Wirklich viele Musiker und Bands, die sich ganz natürlich der englischen Sprache für ihre Songs bedienen, gibt es in Frankreich nicht. Die 21-jährige Morgane Imbaud und der drei Jahre ältere Mark Daumail konnten nicht anders: Ihre Mischung aus melancholischem Folk und jazziger Luftigkeit hätte in ihrer Muttersprache nicht funktioniert. Sprachrhythmus und Sprachmelodie wären ein zu dominantes Element gewesen.

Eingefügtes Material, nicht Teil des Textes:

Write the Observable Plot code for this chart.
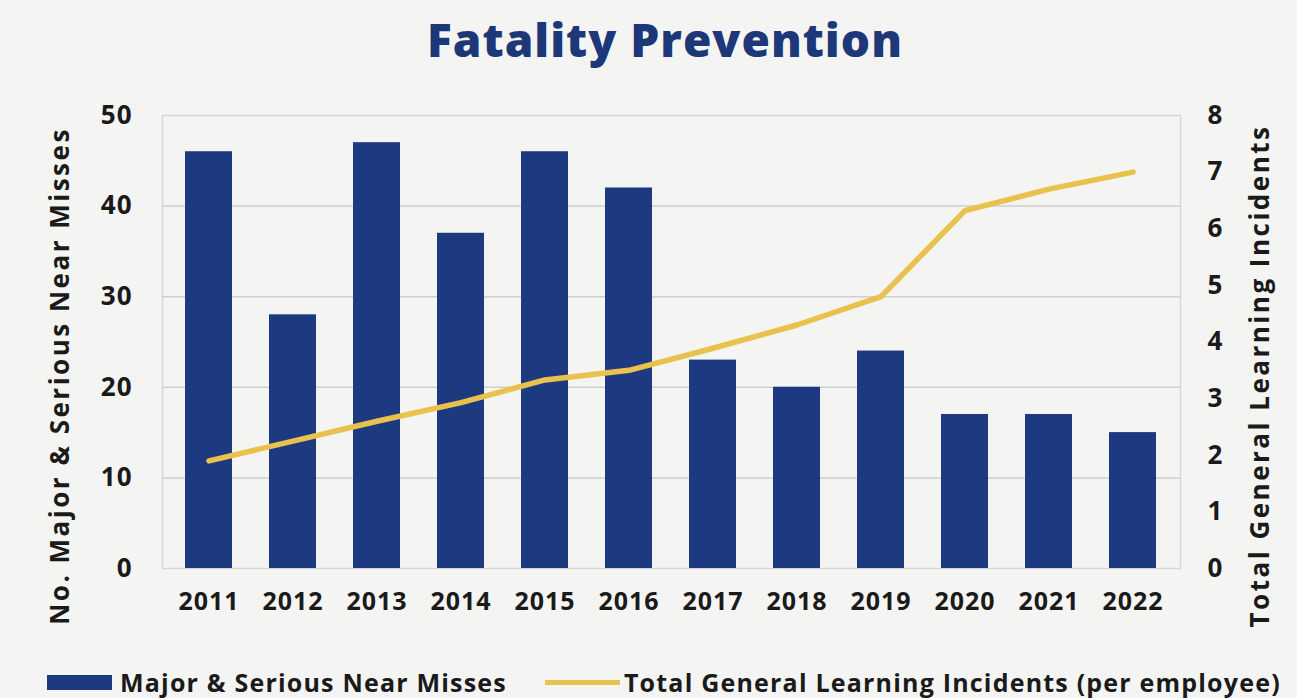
<!DOCTYPE html>
<html>
<head>
<meta charset="utf-8">
<script src="https://cdn.jsdelivr.net/npm/d3@7"></script>
<script src="https://cdn.jsdelivr.net/npm/@observablehq/plot@0.6"></script>
<style>
  html, body { margin: 0; padding: 0; background: #f4f4f3; }
  #wrap { position: relative; width: 1297px; height: 698px; overflow: hidden; font-family: "Open Sans", sans-serif; }
  #title { position: absolute; top: 8px; left: 0; width: 1330px; text-align: center; font-size: 46px; font-weight: 800; letter-spacing: 1px; color: #1d3878; }
  #chart { position: absolute; top: 0; left: 0; }
  #chart svg text { letter-spacing: 1px; }
  #chart svg g[aria-label="y-axis label"] text { letter-spacing: 2.5px; font-size: 26px; font-weight: 700; }
  #legend { position: absolute; top: 665px; left: 47px; display: flex; align-items: center; font-size: 25px; font-weight: 700; letter-spacing: 1.2px; color: #1a1a1a; white-space: nowrap; }
  .sw-bar { width: 65px; height: 15px; background: #1d3a80; margin-right: 8px; }
  .sw-line { width: 75px; height: 5px; background: #e8c24c; margin-left: 38px; margin-right: 4px; }
</style>
</head>
<body>
<div id="wrap">
  <div id="chart"></div>
  <div id="title">Fatality Prevention</div>
  <div id="legend">
    <div class="sw-bar"></div><span>Major &amp; Serious Near Misses</span>
    <div class="sw-line"></div><span>Total General Learning Incidents (per employee)</span>
  </div>
</div>
<script>
const years = ["2011","2012","2013","2014","2015","2016","2017","2018","2019","2020","2021","2022"];
const nearMisses = [46, 28, 47, 37, 46, 42, 23, 20, 24, 17, 17, 15];
const learningIncidents = [1.9, 2.25, 2.6, 2.93, 3.33, 3.5, 3.89, 4.3, 4.8, 6.32, 6.7, 7.0];
const leftTicks = [0, 10, 20, 30, 40, 50];
const rightTicks = [0, 1, 2, 3, 4, 5, 6, 7, 8];
const leftMax = 50, rightMax = 8;
const ratio = leftMax / rightMax;

const data = years.map((y, i) => ({year: y, misses: nearMisses[i], incidents: learningIncidents[i]}));

const chart = Plot.plot({
  width: 1297,
  height: 640,
  marginTop: 115,
  marginBottom: 72,
  marginLeft: 162,
  marginRight: 117,
  style: {fontFamily: "Open Sans, sans-serif", fontSize: "25px", fontWeight: 700, color: "#1a1a1a", background: "transparent"},
  x: {domain: years, paddingInner: 0.44, paddingOuter: 0.22, label: null},
  y: {domain: [0, leftMax]},
  marks: [
    Plot.gridY([10, 20, 30, 40], {stroke: "#cfcfcf", strokeOpacity: 1, strokeWidth: 1.5}),
    Plot.frame({stroke: "#d6d6d6", strokeWidth: 1.5}),
    Plot.barY(data, {x: "year", y: "misses", fill: "#1d3a80"}),
    Plot.line(data, {x: "year", y: d => d.incidents * ratio, stroke: "#e8c24c", strokeWidth: 5.5, curve: "linear"}),
    Plot.axisX({tickSize: 0, tickPadding: 24, label: null, fontSize: 25}),
    Plot.axisY(leftTicks, {anchor: "left", tickSize: 0, tickPadding: 30, label: "No. Major & Serious Near Misses", labelAnchor: "center", labelArrow: "none", labelOffset: 112, fontSize: 26}),
    Plot.axisY(rightTicks.map(t => t * ratio), {anchor: "right", tickSize: 0, tickPadding: 27, tickFormat: d => String(Math.round(d / ratio)), label: "Total General Learning Incidents", labelAnchor: "center", labelArrow: "none", labelOffset: 88, fontSize: 26})
  ]
});
// the reference's axis titles sit a little below the plot's vertical centre
chart.querySelectorAll('g[aria-label="y-axis label"]').forEach(g => {
  const t = g.getAttribute("transform") || "";
  g.setAttribute("transform", (t + " translate(0,34)").trim());
});
document.getElementById("chart").appendChild(chart);
</script>
</body>
</html>
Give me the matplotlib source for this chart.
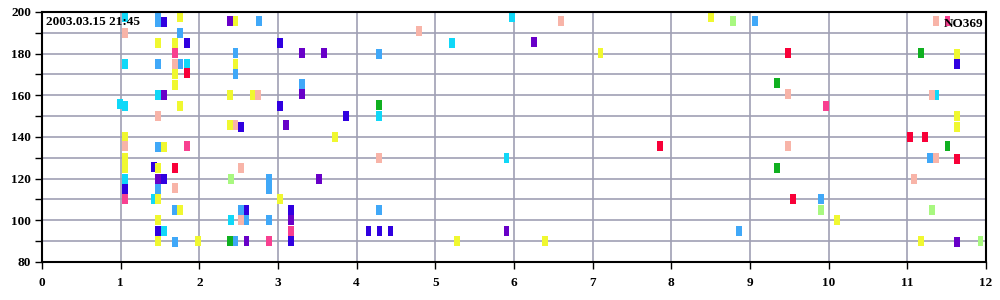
import matplotlib
matplotlib.use('Agg')
import matplotlib.pyplot as plt
from matplotlib.ticker import MultipleLocator

# marker positions, grouped by colour
cyan_x = [1.055, 1.055, 0.99, 1.057, 1.476, 1.839, 1.057, 1.42, 1.553, 2.40, 5.97, 5.21, 4.285, 5.905, 11.37]
cyan_y = [197.5, 175, 156, 155, 160, 175, 120, 110, 95, 100, 197.5, 185, 150, 130, 160]

lblue_x = [1.476, 1.476, 1.754, 1.756, 1.476, 2.754, 2.46, 2.46, 3.31, 1.476, 1.476, 1.69, 1.69,
           2.887, 2.887, 2.53, 2.60, 2.89, 2.46, 4.285, 4.285, 9.06, 11.29, 9.90, 8.86]
lblue_y = [195, 198, 190, 175, 175, 195.5, 180.5, 170.4, 165.6, 135, 115, 105, 89.5,
           120, 115, 105, 100, 100, 90, 180, 105, 195.5, 130, 110, 95]

blue_x = [1.553, 1.839, 3.03, 3.03, 2.53, 1.057, 1.42, 1.553, 1.476, 2.60, 3.17, 3.17, 3.87, 4.15, 4.29, 4.43, 11.63]
blue_y = [195, 185, 185, 155, 145, 115, 125.5, 120, 95, 105, 105, 90, 150, 95, 95, 95, 175]

purple_x = [2.386, 3.31, 3.59, 3.31, 1.553, 3.10, 1.476, 3.52, 3.17, 2.60, 6.25, 5.905, 11.63]
purple_y = [195.5, 180.5, 180.5, 160.4, 160, 145.5, 120, 120, 100, 90, 185.4, 95, 89.5]

yellow_x = [1.758, 1.476, 1.69, 1.69, 1.69, 2.46, 2.46, 2.39, 2.68, 1.756, 2.39, 3.73, 1.057, 1.057,
            1.057, 1.553, 1.476, 1.476, 1.756, 1.476, 1.476, 1.98, 3.03, 7.10, 5.27, 6.39, 8.50,
            11.63, 11.63, 11.63, 10.11, 11.17]
yellow_y = [197.8, 185, 185, 170, 165, 195.5, 175, 160, 160, 155, 145.5, 140, 140, 130,
            125, 135, 125, 110, 105, 100, 90, 90, 110, 180.5, 90, 90, 197.5,
            180, 150, 145, 100, 90]

salmon_x = [1.057, 1.69, 2.75, 1.476, 2.46, 1.06, 1.69, 2.53, 2.53, 4.79, 6.60, 4.285, 11.37,
            9.48, 11.31, 9.48, 11.37, 11.09]
salmon_y = [190, 175, 160, 150, 145.5, 135.5, 115.5, 125, 100, 190.7, 195.5, 130, 195.5,
            160.4, 160, 135.5, 130, 120]

pink_x = [1.69, 1.057, 1.839, 3.17, 2.89, 11.51, 9.97]
pink_y = [180.4, 110, 135.5, 95, 90, 195.5, 155]

red_x = [1.839, 1.69, 7.86, 9.48, 11.03, 11.23, 11.63, 9.55]
red_y = [170.5, 125, 135.5, 180.5, 140, 140, 129.5, 110]

green_x = [4.285, 2.39, 11.17, 9.34, 11.51, 9.34]
green_y = [155.2, 90, 180.5, 165.7, 135.5, 125]

lgreen_x = [2.40, 8.78, 9.90, 11.31, 11.93]
lgreen_y = [120, 195.5, 105, 105, 90]

groups = [
    (cyan_x, cyan_y, '#10D8F8'),
    (lblue_x, lblue_y, '#40A8F8'),
    (blue_x, blue_y, '#3000E0'),
    (purple_x, purple_y, '#6800C8'),
    (yellow_x, yellow_y, '#F0F830'),
    (salmon_x, salmon_y, '#F8B4A8'),
    (pink_x, pink_y, '#F84090'),
    (red_x, red_y, '#F80038'),
    (green_x, green_y, '#10B020'),
    (lgreen_x, lgreen_y, '#A8F880'),
]

plt.rcParams['font.family'] = ['Liberation Serif', 'DejaVu Serif']
plt.rcParams['font.weight'] = 'bold'

fig = plt.figure(figsize=(10, 3), dpi=100)
ax = fig.add_axes([0.042, 0.127, 0.944, 0.833])

# each mark is a small upright block centred on its value
h = 4.8
w = 0.075
for xs, ys, c in groups:
    ax.bar(xs, [h] * len(ys), bottom=[v - h / 2 for v in ys], width=w, color=c, zorder=3, linewidth=0)

ax.set_xlim(0, 12)
ax.set_ylim(80, 200)
ax.set_xticks(range(13))
ax.yaxis.set_major_locator(MultipleLocator(20))
ax.yaxis.set_minor_locator(MultipleLocator(10))
ax.grid(True, which='both', color='#A0A0B4', linewidth=1.2, zorder=1)
ax.set_axisbelow(True)

ax.tick_params(axis='both', which='both', direction='out', length=5, width=1, labelsize=9.5, pad=3)
ax.tick_params(axis='x', pad=6)
for s in ax.spines.values():
    s.set_linewidth(1.5)
    s.set_color('black')
    s.set_zorder(4)

ax.text(0.004, 0.985, '2003.03.15 21:45', transform=ax.transAxes, ha='left', va='top',
        fontsize=9.5, fontweight='bold', zorder=5)
ax.text(0.997, 0.975, 'NO369', transform=ax.transAxes, ha='right', va='top',
        fontsize=9.5, fontweight='bold', zorder=5)

fig.savefig('out.png', dpi=100)
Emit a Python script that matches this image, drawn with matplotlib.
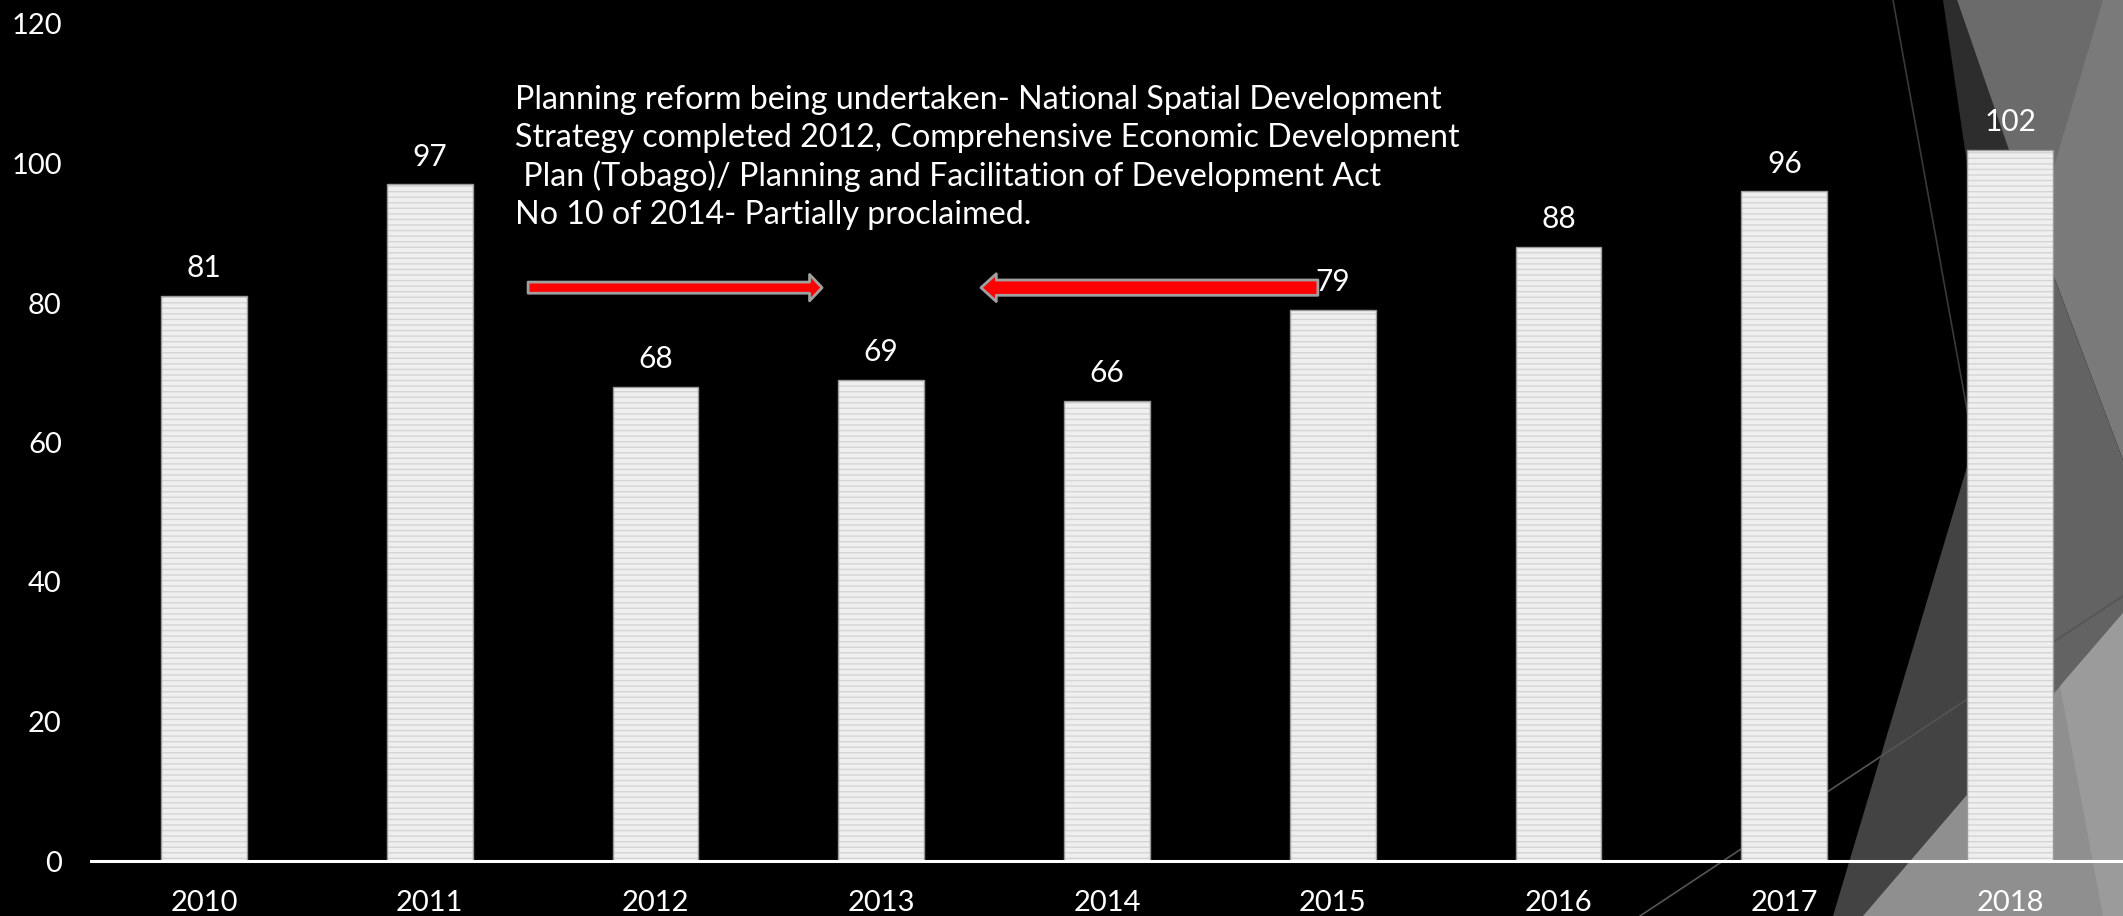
import matplotlib
matplotlib.use('Agg')
import matplotlib.pyplot as plt
from matplotlib.patches import Polygon, FancyArrowPatch
from matplotlib.lines import Line2D

years = ['2010', '2011', '2012', '2013', '2014', '2015', '2016', '2017', '2018']
values = [81, 97, 68, 69, 66, 79, 88, 96, 102]
y_ticks = [0, 20, 40, 60, 80, 100, 120]
note_lines = [
    "Planning reform being undertaken- National Spatial Development",
    "Strategy completed 2012, Comprehensive Economic Development",
    " Plan (Tobago)/ Planning and Facilitation of Development Act",
    "No 10 of 2014- Partially proclaimed.",
]

FONT = ['Lato', 'DejaVu Sans']
plt.rcParams['font.family'] = FONT
plt.rcParams['hatch.linewidth'] = 1.0

W, H = 2123, 916
fig = plt.figure(figsize=(W / 100, H / 100), dpi=100, facecolor='black')


def fx(px):
    return px / W


def fy(py):
    return 1 - py / H


def deco_poly(pts, color, z):
    fig.add_artist(Polygon([(fx(x), fy(y)) for x, y in pts], closed=True,
                           transform=fig.transFigure, facecolor=color,
                           edgecolor='none', zorder=z))


def deco_line(p0, p1, color, z, lw=1.0):
    fig.add_artist(Line2D([fx(p0[0]), fx(p1[0])], [fy(p0[1]), fy(p1[1])],
                          transform=fig.transFigure, color=color, lw=lw, zorder=z))


# background facet decoration (right side)
deco_poly([(2030, 0), (2123, 0), (2123, 460), (2030, 213)], '#7a7a7a', -20)
deco_poly([(1943, 0), (1957, 0), (2030, 210), (2030, 300), (1987, 300)], '#2d2d2d', -19)
deco_poly([(1957, 0), (2103, 0), (2036, 228)], '#6b6b6b', -18)
deco_poly([(2030, 213), (2123, 460), (2123, 916), (2030, 916)], '#636363', -17)
deco_poly([(1975, 440), (2030, 440), (2030, 916), (1833, 916)], '#434343', -16)
deco_poly([(1863, 916), (2123, 613), (2123, 916)], '#8f8f8f', -15)
deco_poly([(2060, 686), (2123, 613), (2123, 916), (2103, 916)], '#9b9b9b', -14)
deco_line((1893, 0), (1973, 443), '#3a3a3a', -13, lw=1.2)
deco_line((1640, 916), (2123, 596), '#555555', -12, lw=1.2)

ax = fig.add_axes([91 / W, 1 - 861 / H, 1 - 91 / W, (861 - 24) / H])
ax.set_facecolor('none')

x = list(range(len(years)))
ax.bar(x, values, width=0.38, color='#efefef', edgecolor='#d4d4d4',
       hatch='---', linewidth=0, zorder=2)
ax.bar(x, values, width=0.38, facecolor='none', edgecolor='#9a9a9a',
       linewidth=1.0, zorder=3)

for i, v in enumerate(values):
    ax.annotate(str(v), (i, v), xytext=(0, 10), textcoords='offset points',
                ha='center', va='bottom', color='white', fontsize=21.5, zorder=5)

ax.set_xlim(-0.5, len(years) - 0.5)
ax.set_ylim(0, 120)
ax.set_yticks(y_ticks)
ax.set_xticks(x, years)
ax.tick_params(axis='y', length=0, pad=21, labelsize=21, labelcolor='white')
ax.tick_params(axis='x', length=0, pad=21, labelsize=21, labelcolor='white')
for s in ['top', 'right', 'left']:
    ax.spines[s].set_visible(False)
ax.spines['bottom'].set_color('white')
ax.spines['bottom'].set_linewidth(2.2)
ax.spines['bottom'].set_zorder(4)

# annotation text
fig.text(fx(515), fy(85), '\n'.join(note_lines), color='white', fontsize=23.2,
         ha='left', va='top', linespacing=1.32)

# arrows
arrow_r = FancyArrowPatch((1.436, 82.2), (2.738, 82.2), shrinkA=0, shrinkB=0,
                          arrowstyle='simple,head_length=9,head_width=19,tail_width=8',
                          facecolor='#ff0000', edgecolor='#a0a0a0', linewidth=2.0, zorder=6)
arrow_l = FancyArrowPatch((4.934, 82.2), (3.442, 82.2), shrinkA=0, shrinkB=0,
                          arrowstyle='simple,head_length=11,head_width=20,tail_width=11',
                          facecolor='#ff0000', edgecolor='#a0a0a0', linewidth=2.0, zorder=6)
ax.add_patch(arrow_r)
ax.add_patch(arrow_l)

fig.savefig('out.png', dpi=100, facecolor='black')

Das ist grundsätzlich nicht verwerflich, lebt doch der französische Pop von der symbiotischen Beziehung zwischen Musik und Sprache. Aber Cocoon - so nennt sich das Duo - stellen auf ihrem verblüffenden Debütalbum "My Friends All Died In A Plane Crash" die Melodie in den Mittelpunkt. ~ Andreas Fischer (teleschau) aufklappen »
Sie sind jung, sie sind melancholisch, sie sind eine Sensation: In der Grande Nation haben Cocoon bereits mehr als 75.000 Alben ihres Debüts verkauft. Einer Platte, die harmonisch, weich und oftmals nachdenklich ist. Aber die Traurigkeit, die den meisten der zwölf Songs inhärent ist, wirkt niemals resignierend. Eher gedankenversunken, grüblerisch - als würde man die letzten Minuten vor Sonnenaufgang in Songform erleben. In der Melancholie liegt darob dann doch - und gar nicht so sehr versteckt - große Freude und auch Lebenslust. Natürlich lässt der Titel des Albums, "My Friends All Died In A Plane Crash", etwas anderes vermuten. Aber das Leben als Schachtel Pralinen zu begreifen, hilft auch hier. Denn mit charmanter Unbeschwertheit wechseln sich schwermütige ("Seesaw") und fröhliche ("Vultures") Momente ab.
Mit sanften, aber umso eindrücklicheren Stimmen, mit einer hintergründigen Bratsche ("Take Off"), mit der charmant-unaufwendigen Akustikgitarre und sympathischen Ukulele-Passagen erzählen Cocoon ein urbanes Märchen in zwölf Kapiteln, verlieren sich mal gänzlich in der Fantasie, kommen nie völlig in der Realität an. Es weiß ohnehin niemand, was die Wirklichkeit genau ist. "My Friends All Died In A Plane Crash" ist mit all den auf etwas mehr als eine halbe Stunde komprimierten Ängsten, Träumen und Sehnsüchten dann doch wieder typisch französisch und feiert diese Leichtigkeit, mit der das Leben einfach gelebt wird. Das erinnert nicht nur wegen des Covers an Cedric Klapischs Pariser Milieu-Komödie "... und jeder sucht sein Kätzchen". Wie der Filmemacher öffnen auch Cocoon einen kleinen Teil der Welt in seiner ganzen, nicht immer einfachen Vielfalt. Aber ohne tragische Schwere.